I used to be glad we won the Civil War.

Now I'm not.

I was recently reading a blog post that mentioned Lord Acton, the British diplomat and writer/philospher who's most famous for his quote: "Power tends to corrupt, and absolute power corrupts absolutely. Great men are almost always bad men." I had never heard of him, so I did some research and I stumbled upon his principled position on the civil war, which whapped me upside the head. I'll quote the Wikipedia passage:

 Acton took a great interest in the United States, considering its federal structure the perfect guarantor of individual liberties. During the American Civil War, his sympathies lay entirely with the Confederacy, for their defence of States' Rights against a centralised government that he believed would, by what he thought to be all historical precedent, inevitably turn tyrannical. His notes to Gladstone on the subject helped sway many in the British government to sympathise with the South. After the South's surrender, he wrote to Robert E. Lee that "I mourn for the stake which was lost at Richmond more deeply than I rejoice over that which was saved at Waterloo," adding that he "deemed that you were fighting battles for our liberty, our progress, and our civilization."
 
It's a very interesting position, and the more I think about it, the more I see the wisdom in it. Wow. I used to think the Civil War was about secession (and Gone with the Wind punch lines), but now I see it was really about the crushing of states's rights and essentially and inevitably erasing individual rights and personal liberty in the bargain. Big government's fist, smashing with intent, and malice.
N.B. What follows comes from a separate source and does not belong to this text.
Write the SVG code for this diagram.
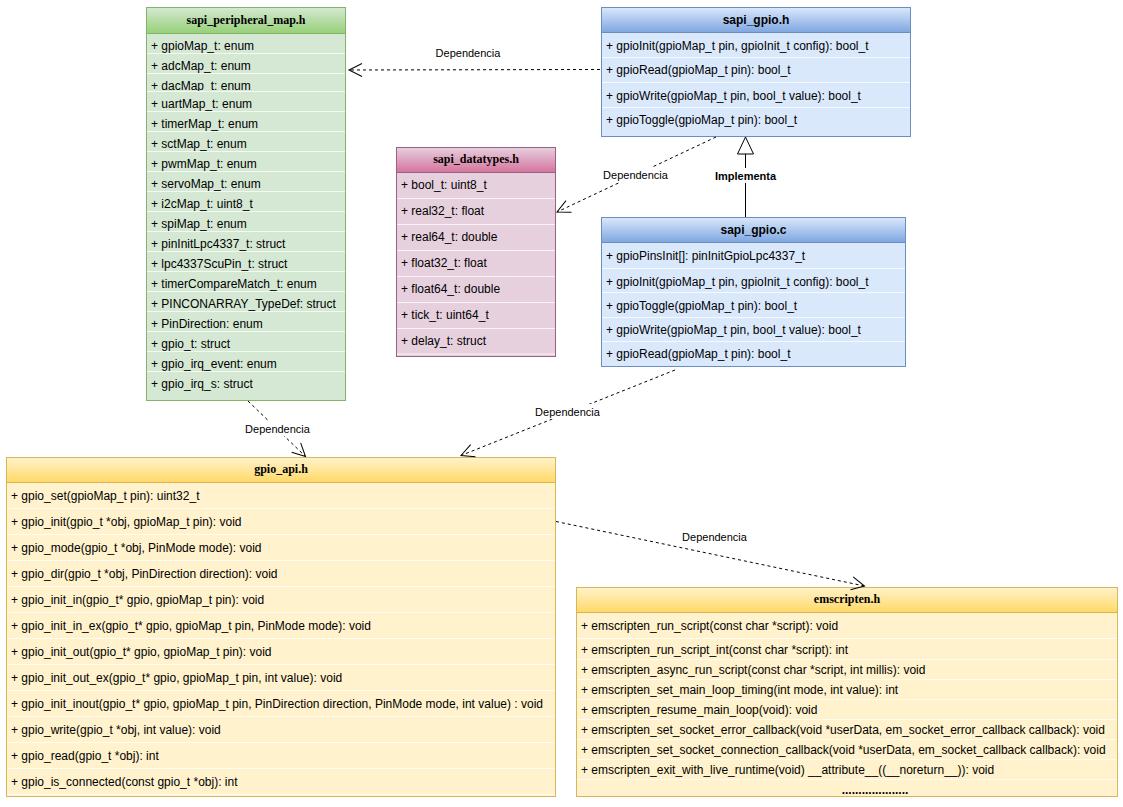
<svg xmlns="http://www.w3.org/2000/svg" width="1123" height="807" viewBox="0 0 1123 807">
  <defs>
    <linearGradient id="gGreen" x1="0" y1="0" x2="0" y2="1">
      <stop offset="0" stop-color="#d5e8d4"/>
      <stop offset="1" stop-color="#97d077"/>
    </linearGradient>
    <linearGradient id="gBlue" x1="0" y1="0" x2="0" y2="1">
      <stop offset="0" stop-color="#dae8fc"/>
      <stop offset="1" stop-color="#7ea6e0"/>
    </linearGradient>
    <linearGradient id="gPink" x1="0" y1="0" x2="0" y2="1">
      <stop offset="0" stop-color="#e6d0de"/>
      <stop offset="1" stop-color="#d5739d"/>
    </linearGradient>
    <linearGradient id="gYellow" x1="0" y1="0" x2="0" y2="1">
      <stop offset="0" stop-color="#fff2cc"/>
      <stop offset="1" stop-color="#ffd966"/>
    </linearGradient>
    <marker id="openArrow" markerUnits="userSpaceOnUse" markerWidth="20" markerHeight="20" viewBox="-15 -10 20 20" refX="0" refY="0" orient="auto">
      <path d="M-13,-6.5 L0,0 L-13,6.5" fill="none" stroke="#000" stroke-width="1"/>
    </marker>
    <style>
      text { font-family: "Liberation Sans", Arial, sans-serif; font-size: 12px; fill: #000; }
      .row { font-size: 12px; }
      .hdr-serif { font-family: "Liberation Serif", "Times New Roman", serif; font-weight: bold; font-size: 12px; text-anchor: middle; }
      .hdr-sans { font-weight: bold; font-size: 12px; text-anchor: middle; }
      .lbl { font-size: 11px; text-anchor: middle; fill: #000; }
      .lbl-b { font-size: 11px; font-weight: bold; text-anchor: middle; fill: #000; }
      .sep { stroke: #ffffff; stroke-opacity: 0.75; stroke-width: 1; }
      .green { fill: #d5e8d4; stroke: #82b366; }
      .blue { fill: #dae8fc; stroke: #6c8ebf; }
      .pink { fill: #e6d0de; stroke: #996185; }
      .yellow { fill: #fff2cc; stroke: #d6b656; }
      .dash { fill: none; stroke: #000; stroke-width: 1; stroke-dasharray: 3 3; }
      .solid { fill: none; stroke: #000; stroke-width: 1; }
    </style>
  </defs>

  <rect width="1123" height="807" fill="#ffffff"/>

  <!-- sapi_peripheral_map.h -->
  <g id="sapi_peripheral_map">
    <rect class="green" x="146.5" y="7.5" width="199" height="393"/>
    <rect x="146.5" y="7.5" width="199" height="26" fill="url(#gGreen)" stroke="#82b366"/>
    <text class="hdr-serif" x="246" y="24">sapi_peripheral_map.h</text>
    <text class="row" x="151" y="49.5">+ gpioMap_t: enum</text>
    <line class="sep" x1="147" y1="53.5" x2="345" y2="53.5"/>
    <text class="row" x="151" y="69.5">+ adcMap_t: enum</text>
    <line class="sep" x1="147" y1="73.5" x2="345" y2="73.5"/>
    <text class="row" x="151" y="89.5">+ dacMap_t: enum</text>
    <rect x="147" y="91" width="198" height="20" fill="#d5e8d4"/>
    <line class="sep" x1="147" y1="91.5" x2="345" y2="91.5"/>
    <text class="row" x="151" y="107.5">+ uartMap_t: enum</text>
    <line class="sep" x1="147" y1="111.5" x2="345" y2="111.5"/>
    <text class="row" x="151" y="127.5">+ timerMap_t: enum</text>
    <line class="sep" x1="147" y1="131.5" x2="345" y2="131.5"/>
    <text class="row" x="151" y="147.5">+ sctMap_t: enum</text>
    <line class="sep" x1="147" y1="151.5" x2="345" y2="151.5"/>
    <text class="row" x="151" y="167.5">+ pwmMap_t: enum</text>
    <line class="sep" x1="147" y1="171.5" x2="345" y2="171.5"/>
    <text class="row" x="151" y="187.5">+ servoMap_t: enum</text>
    <line class="sep" x1="147" y1="191.5" x2="345" y2="191.5"/>
    <text class="row" x="151" y="207.5">+ i2cMap_t: uint8_t</text>
    <line class="sep" x1="147" y1="211.5" x2="345" y2="211.5"/>
    <text class="row" x="151" y="227.5">+ spiMap_t: enum</text>
    <line class="sep" x1="147" y1="231.5" x2="345" y2="231.5"/>
    <text class="row" x="151" y="247.5">+ pinInitLpc4337_t: struct</text>
    <line class="sep" x1="147" y1="251.5" x2="345" y2="251.5"/>
    <text class="row" x="151" y="267.5">+ lpc4337ScuPin_t: struct</text>
    <line class="sep" x1="147" y1="271.5" x2="345" y2="271.5"/>
    <text class="row" x="151" y="287.5">+ timerCompareMatch_t: enum</text>
    <line class="sep" x1="147" y1="291.5" x2="345" y2="291.5"/>
    <text class="row" x="151" y="307.5">+ PINCONARRAY_TypeDef: struct</text>
    <line class="sep" x1="147" y1="311.5" x2="345" y2="311.5"/>
    <text class="row" x="151" y="327.5">+ PinDirection: enum</text>
    <line class="sep" x1="147" y1="331.5" x2="345" y2="331.5"/>
    <text class="row" x="151" y="347.5">+ gpio_t: struct</text>
    <line class="sep" x1="147" y1="351.5" x2="345" y2="351.5"/>
    <text class="row" x="151" y="367.5">+ gpio_irq_event: enum</text>
    <line class="sep" x1="147" y1="371.5" x2="345" y2="371.5"/>
    <text class="row" x="151" y="387.5">+ gpio_irq_s: struct</text>
  </g>

  <!-- sapi_gpio.h -->
  <g id="sapi_gpio_h">
    <rect class="blue" x="601.5" y="7.5" width="309" height="129"/>
    <rect x="601.5" y="7.5" width="309" height="25" fill="url(#gBlue)" stroke="#6c8ebf"/>
    <text class="hdr-sans" x="756" y="23.5">sapi_gpio.h</text>
    <text class="row" x="606" y="49.5">+ gpioInit(gpioMap_t pin, gpioInit_t config): bool_t</text>
    <line class="sep" x1="602" y1="57.5" x2="910" y2="57.5"/>
    <text class="row" x="606" y="74">+ gpioRead(gpioMap_t pin): bool_t</text>
    <line class="sep" x1="602" y1="82.5" x2="910" y2="82.5"/>
    <text class="row" x="606" y="99.5">+ gpioWrite(gpioMap_t pin, bool_t value): bool_t</text>
    <line class="sep" x1="602" y1="107.5" x2="910" y2="107.5"/>
    <text class="row" x="606" y="124">+ gpioToggle(gpioMap_t pin): bool_t</text>
  </g>

  <!-- sapi_datatypes.h -->
  <g id="sapi_datatypes">
    <rect class="pink" x="396.5" y="147.5" width="159" height="209"/>
    <rect x="396.5" y="147.5" width="159" height="25" fill="url(#gPink)" stroke="#996185"/>
    <text class="hdr-serif" x="476" y="163">sapi_datatypes.h</text>
    <text class="row" x="401" y="189">+ bool_t: uint8_t</text>
    <line class="sep" x1="397" y1="198.5" x2="555" y2="198.5"/>
    <text class="row" x="401" y="215">+ real32_t: float</text>
    <line class="sep" x1="397" y1="224.5" x2="555" y2="224.5"/>
    <text class="row" x="401" y="241">+ real64_t: double</text>
    <line class="sep" x1="397" y1="250.5" x2="555" y2="250.5"/>
    <text class="row" x="401" y="267">+ float32_t: float</text>
    <line class="sep" x1="397" y1="276.5" x2="555" y2="276.5"/>
    <text class="row" x="401" y="293">+ float64_t: double</text>
    <line class="sep" x1="397" y1="302.5" x2="555" y2="302.5"/>
    <text class="row" x="401" y="319">+ tick_t: uint64_t</text>
    <line class="sep" x1="397" y1="328.5" x2="555" y2="328.5"/>
    <text class="row" x="401" y="345">+ delay_t: struct</text>
    <line class="sep" x1="397" y1="354" x2="555" y2="354"/>
  </g>

  <!-- sapi_gpio.c -->
  <g id="sapi_gpio_c">
    <rect class="blue" x="601.5" y="217.5" width="304" height="149"/>
    <rect x="601.5" y="217.5" width="304" height="25" fill="url(#gBlue)" stroke="#6c8ebf"/>
    <text class="hdr-sans" x="753.5" y="233.5">sapi_gpio.c</text>
    <text class="row" x="606" y="259.5">+ gpioPinsInit[]: pinInitGpioLpc4337_t</text>
    <line class="sep" x1="602" y1="268.5" x2="905" y2="268.5"/>
    <text class="row" x="606" y="285.5">+ gpioInit(gpioMap_t pin, gpioInit_t config): bool_t</text>
    <line class="sep" x1="602" y1="292.5" x2="905" y2="292.5"/>
    <text class="row" x="606" y="309.5">+ gpioToggle(gpioMap_t pin): bool_t</text>
    <line class="sep" x1="602" y1="317.5" x2="905" y2="317.5"/>
    <text class="row" x="606" y="333.5">+ gpioWrite(gpioMap_t pin, bool_t value): bool_t</text>
    <line class="sep" x1="602" y1="341.5" x2="905" y2="341.5"/>
    <text class="row" x="606" y="357.5">+ gpioRead(gpioMap_t pin): bool_t</text>
  </g>

  <!-- gpio_api.h -->
  <g id="gpio_api">
    <rect class="yellow" x="6.5" y="457.5" width="549" height="339"/>
    <rect x="6.5" y="457.5" width="549" height="25" fill="url(#gYellow)" stroke="#d6b656"/>
    <text class="hdr-serif" x="281" y="473">gpio_api.h</text>
    <text class="row" x="11" y="499.5">+ gpio_set(gpioMap_t pin): uint32_t</text>
    <line class="sep" x1="7" y1="508.5" x2="555" y2="508.5"/>
    <text class="row" x="11" y="525.5">+ gpio_init(gpio_t *obj, gpioMap_t pin): void</text>
    <line class="sep" x1="7" y1="534.5" x2="555" y2="534.5"/>
    <text class="row" x="11" y="551.5">+ gpio_mode(gpio_t *obj, PinMode mode): void</text>
    <line class="sep" x1="7" y1="560.5" x2="555" y2="560.5"/>
    <text class="row" x="11" y="577.5">+ gpio_dir(gpio_t *obj, PinDirection direction): void</text>
    <line class="sep" x1="7" y1="586.5" x2="555" y2="586.5"/>
    <text class="row" x="11" y="603.5">+ gpio_init_in(gpio_t* gpio, gpioMap_t pin): void</text>
    <line class="sep" x1="7" y1="612.5" x2="555" y2="612.5"/>
    <text class="row" x="11" y="629.5">+ gpio_init_in_ex(gpio_t* gpio, gpioMap_t pin, PinMode mode): void</text>
    <line class="sep" x1="7" y1="638.5" x2="555" y2="638.5"/>
    <text class="row" x="11" y="655.5">+ gpio_init_out(gpio_t* gpio, gpioMap_t pin): void</text>
    <line class="sep" x1="7" y1="664.5" x2="555" y2="664.5"/>
    <text class="row" x="11" y="681.5">+ gpio_init_out_ex(gpio_t* gpio, gpioMap_t pin, int value): void</text>
    <line class="sep" x1="7" y1="690.5" x2="555" y2="690.5"/>
    <text class="row" x="11" y="707.5">+ gpio_init_inout(gpio_t* gpio, gpioMap_t pin, PinDirection direction, PinMode mode, int value) : void</text>
    <line class="sep" x1="7" y1="716.5" x2="555" y2="716.5"/>
    <text class="row" x="11" y="733.5">+ gpio_write(gpio_t *obj, int value): void</text>
    <line class="sep" x1="7" y1="742.5" x2="555" y2="742.5"/>
    <text class="row" x="11" y="759.5">+ gpio_read(gpio_t *obj): int</text>
    <line class="sep" x1="7" y1="768.5" x2="555" y2="768.5"/>
    <text class="row" x="11" y="785.5">+ gpio_is_connected(const gpio_t *obj): int</text>
    <line class="sep" x1="7" y1="794.5" x2="555" y2="794.5"/>
  </g>

  <!-- emscripten.h -->
  <g id="emscripten">
    <rect class="yellow" x="576.5" y="587.5" width="541" height="209"/>
    <rect x="576.5" y="587.5" width="541" height="25" fill="url(#gYellow)" stroke="#d6b656"/>
    <text class="hdr-serif" x="847" y="603">emscripten.h</text>
    <text class="row" x="581" y="629.5">+ emscripten_run_script(const char *script): void</text>
    <line class="sep" x1="577" y1="638.5" x2="1117" y2="638.5"/>
    <text class="row" x="581" y="653.5">+ emscripten_run_script_int(const char *script): int</text>
    <line class="sep" x1="577" y1="659.5" x2="1117" y2="659.5"/>
    <text class="row" x="581" y="673.5">+ emscripten_async_run_script(const char *script, int millis): void</text>
    <line class="sep" x1="577" y1="679.5" x2="1117" y2="679.5"/>
    <text class="row" x="581" y="693.5">+ emscripten_set_main_loop_timing(int mode, int value): int</text>
    <line class="sep" x1="577" y1="699.5" x2="1117" y2="699.5"/>
    <text class="row" x="581" y="713.5">+ emscripten_resume_main_loop(void): void</text>
    <line class="sep" x1="577" y1="719.5" x2="1117" y2="719.5"/>
    <text class="row" x="581" y="733.5">+ emscripten_set_socket_error_callback(void *userData, em_socket_error_callback callback): void</text>
    <line class="sep" x1="577" y1="739.5" x2="1117" y2="739.5"/>
    <text class="row" x="581" y="753.5">+ emscripten_set_socket_connection_callback(void *userData, em_socket_callback callback): void</text>
    <line class="sep" x1="577" y1="759.5" x2="1117" y2="759.5"/>
    <text class="row" x="581" y="773.5">+ emscripten_exit_with_live_runtime(void) __attribute__((__noreturn__)): void</text>
    <line class="sep" x1="577" y1="779.5" x2="1117" y2="779.5"/>
    <text class="hdr-sans" x="875" y="794">....................</text>
  </g>

  <!-- connectors -->
  <g id="connectors">
    <!-- sapi_gpio.h depends on sapi_peripheral_map.h -->
    <line class="dash" x1="600" y1="69.5" x2="349" y2="70" marker-end="url(#openArrow)"/>
    <text class="lbl" x="468" y="57">Dependencia</text>

    <!-- sapi_gpio.h depends on sapi_datatypes.h -->
    <line class="dash" x1="716" y1="137" x2="557" y2="212" marker-end="url(#openArrow)"/>
    <rect x="602" y="167" width="67" height="15" fill="#ffffff"/>
    <text class="lbl" x="635.5" y="179">Dependencia</text>

    <!-- sapi_gpio.c implements sapi_gpio.h -->
    <line class="solid" x1="745.5" y1="217" x2="745.5" y2="154"/>
    <polygon points="745.5,137 737.5,154 753.5,154" fill="#ffffff" stroke="#000" stroke-width="1"/>
    <rect x="713" y="168" width="65" height="15" fill="#ffffff"/>
    <text class="lbl-b" x="745.5" y="180">Implementa</text>

    <!-- sapi_peripheral_map.h used by gpio_api.h -->
    <line class="dash" x1="248" y1="401" x2="305.5" y2="456.5" marker-end="url(#openArrow)"/>
    <rect x="244" y="421" width="67" height="15" fill="#ffffff"/>
    <text class="lbl" x="277.5" y="433">Dependencia</text>

    <!-- sapi_gpio.c used by gpio_api.h -->
    <line class="dash" x1="675" y1="370" x2="461" y2="455.5" marker-end="url(#openArrow)"/>
    <rect x="534" y="404" width="67" height="15" fill="#ffffff"/>
    <text class="lbl" x="567.5" y="416">Dependencia</text>

    <!-- gpio_api.h depends on emscripten.h -->
    <line class="dash" x1="556" y1="521.5" x2="864.5" y2="586" marker-end="url(#openArrow)"/>
    <text class="lbl" x="714.5" y="541">Dependencia</text>
  </g>
</svg>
I also used to think the end of America as conceived by the genius Founding Fathers started with mandatory public education, federal income tax, Wilson/FDR's big-government programs, and then continuing under Johnson's disastrous and failed socialist bromides including the Civil Rights Act, Jimmy Carter's well-intentioned economic and diplomatic fiascoes, etc., but it really began and ended with the Civil War. Period. Excuse me, the War of Northern Aggression, which, ironically, seems sadly to be closer to the truth. I can't even think of an appropriate joke right now to insert.
  
I came back home and was discussing this with a friend from South Carolina, or rather East South Carolina as he says himself, and he called me 'redneck' with a smile in his eye. I wasn't at all offended; in fact I said I think I am becoming one – on our way home we passed a Krispy Kreme and I was so excited when I saw the 'Hot Now' sign lit up that I had to stop in.